Continue to breastfeed or to use iron-fortified formula for the first year of your baby’s life. This milk will continue to be his major source of nutrition. Give your baby an iron supplement if you are breastfeeding exclusively.

Begin introducing solid foods with a spoon when your baby is developmentally ready. Wait 1 week or more before offering each new food to see if there are any adverse reactions. Start with an iron-fortified, single-grain cereal such as rice.

Gradually increase the variety of foods offered, starting with puréed vegetables and fruits and then meats. Always supervise your baby carefully while he is eating.

Talk with the health professional about giving your breastfed baby a daily supplement of vitamin D if you are vitamin D–deficient or if your baby does not receive adequate exposure to (indirect) sunlight.

Do not give your baby honey during the first year. It is a source of spores that can cause botulism in infancy. Be sure that your caregiver is feeding your baby appropriately.

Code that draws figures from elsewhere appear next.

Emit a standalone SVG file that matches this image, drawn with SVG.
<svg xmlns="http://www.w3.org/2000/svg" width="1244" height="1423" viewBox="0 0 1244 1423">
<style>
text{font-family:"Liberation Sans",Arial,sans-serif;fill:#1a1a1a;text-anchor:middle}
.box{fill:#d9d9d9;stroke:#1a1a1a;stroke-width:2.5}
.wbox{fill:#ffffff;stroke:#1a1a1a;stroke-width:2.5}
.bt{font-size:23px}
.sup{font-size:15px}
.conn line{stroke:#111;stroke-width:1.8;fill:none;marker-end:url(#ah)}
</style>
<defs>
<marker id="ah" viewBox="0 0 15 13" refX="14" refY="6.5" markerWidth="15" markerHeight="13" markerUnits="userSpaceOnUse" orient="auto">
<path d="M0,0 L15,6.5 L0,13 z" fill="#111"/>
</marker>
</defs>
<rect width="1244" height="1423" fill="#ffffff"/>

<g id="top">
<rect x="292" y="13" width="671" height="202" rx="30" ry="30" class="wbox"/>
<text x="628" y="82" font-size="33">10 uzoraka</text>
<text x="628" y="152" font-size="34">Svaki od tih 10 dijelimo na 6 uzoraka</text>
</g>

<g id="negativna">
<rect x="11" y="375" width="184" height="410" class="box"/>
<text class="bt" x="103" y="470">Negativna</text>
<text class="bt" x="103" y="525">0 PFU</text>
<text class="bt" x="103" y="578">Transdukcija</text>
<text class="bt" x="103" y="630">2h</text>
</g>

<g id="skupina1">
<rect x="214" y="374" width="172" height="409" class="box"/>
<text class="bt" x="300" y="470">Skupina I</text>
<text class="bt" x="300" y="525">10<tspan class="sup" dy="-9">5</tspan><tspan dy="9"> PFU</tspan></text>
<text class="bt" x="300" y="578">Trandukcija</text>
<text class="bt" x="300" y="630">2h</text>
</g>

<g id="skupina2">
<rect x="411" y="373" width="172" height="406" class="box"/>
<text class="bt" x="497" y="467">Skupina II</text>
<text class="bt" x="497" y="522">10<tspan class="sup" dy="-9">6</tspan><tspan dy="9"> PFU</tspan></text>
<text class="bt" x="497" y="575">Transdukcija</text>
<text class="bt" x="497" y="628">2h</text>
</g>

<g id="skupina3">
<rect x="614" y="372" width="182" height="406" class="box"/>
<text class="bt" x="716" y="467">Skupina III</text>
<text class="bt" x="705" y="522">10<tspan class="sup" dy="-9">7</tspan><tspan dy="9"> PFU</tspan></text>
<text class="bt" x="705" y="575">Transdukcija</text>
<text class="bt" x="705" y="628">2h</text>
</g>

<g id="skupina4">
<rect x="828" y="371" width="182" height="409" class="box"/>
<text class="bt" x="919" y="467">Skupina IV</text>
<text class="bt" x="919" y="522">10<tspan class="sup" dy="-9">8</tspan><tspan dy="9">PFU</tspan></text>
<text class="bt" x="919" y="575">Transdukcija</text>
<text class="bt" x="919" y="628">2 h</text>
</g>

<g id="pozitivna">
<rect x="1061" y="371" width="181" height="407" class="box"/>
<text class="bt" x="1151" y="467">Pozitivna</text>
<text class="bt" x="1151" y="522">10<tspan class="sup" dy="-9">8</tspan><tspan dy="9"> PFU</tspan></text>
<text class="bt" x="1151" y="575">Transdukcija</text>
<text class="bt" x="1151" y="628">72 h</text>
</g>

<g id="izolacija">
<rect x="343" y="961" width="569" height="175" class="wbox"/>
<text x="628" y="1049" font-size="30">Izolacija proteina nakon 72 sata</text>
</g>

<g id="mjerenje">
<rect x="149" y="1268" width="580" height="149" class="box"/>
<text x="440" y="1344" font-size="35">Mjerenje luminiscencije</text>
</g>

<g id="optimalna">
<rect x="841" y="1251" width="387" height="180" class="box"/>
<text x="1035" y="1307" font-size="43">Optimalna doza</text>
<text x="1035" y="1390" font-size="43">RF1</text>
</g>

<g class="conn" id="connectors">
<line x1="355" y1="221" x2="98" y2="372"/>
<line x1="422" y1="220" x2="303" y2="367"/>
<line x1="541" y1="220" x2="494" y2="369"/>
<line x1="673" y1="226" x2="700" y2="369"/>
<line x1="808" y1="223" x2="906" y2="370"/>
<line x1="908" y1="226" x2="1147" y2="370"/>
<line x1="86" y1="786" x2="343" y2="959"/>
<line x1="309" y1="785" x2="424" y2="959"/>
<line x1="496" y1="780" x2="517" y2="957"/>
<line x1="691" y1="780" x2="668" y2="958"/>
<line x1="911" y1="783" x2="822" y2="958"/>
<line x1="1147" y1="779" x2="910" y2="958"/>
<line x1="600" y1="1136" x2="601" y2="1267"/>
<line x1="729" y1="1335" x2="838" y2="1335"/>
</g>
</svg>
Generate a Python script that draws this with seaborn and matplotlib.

Avoid feeding solid food directly from a jar. Discard any milk or jarred foods when your baby has finished eating. Do not warm expressed breast milk, formula, or food in containers or jars in a microwave oven.

Promote Your Baby’s Development

  • Nurture your baby by holding, cuddling, and rocking him, and by talking and singing to him.
  • Encourage your baby’s vocalizations. Talk to him during dressing, bathing, feeding, playing, and walking.
  • Read to your baby. Play music and sing to him.
  • Play games such as pat-a-cake, peek-a-boo, so-big.
  • Encourage play with age-appropriate toys.
  • Establish a bedtime routine and other habits to discourage night waking.
  • Encourage your baby to learn to console himself by putting him to bed awake.
  • Begin to help your baby learn self-consoling techniques by providing him with the same transitional objects, such as a stuffed animal, blanket, or favorite toy—at bedtime or in new situations.
  • Talk with the health professional about your baby’s temperament and how you are dealing with it.

Your baby’s development may be different with the Four Month Old Milestones. As long as your baby is healthy, you should not worry too much since each child is different, each child grows on his or her own pace. However, keep your eyes on your baby’s development and talk with your baby’s doctor if you need to.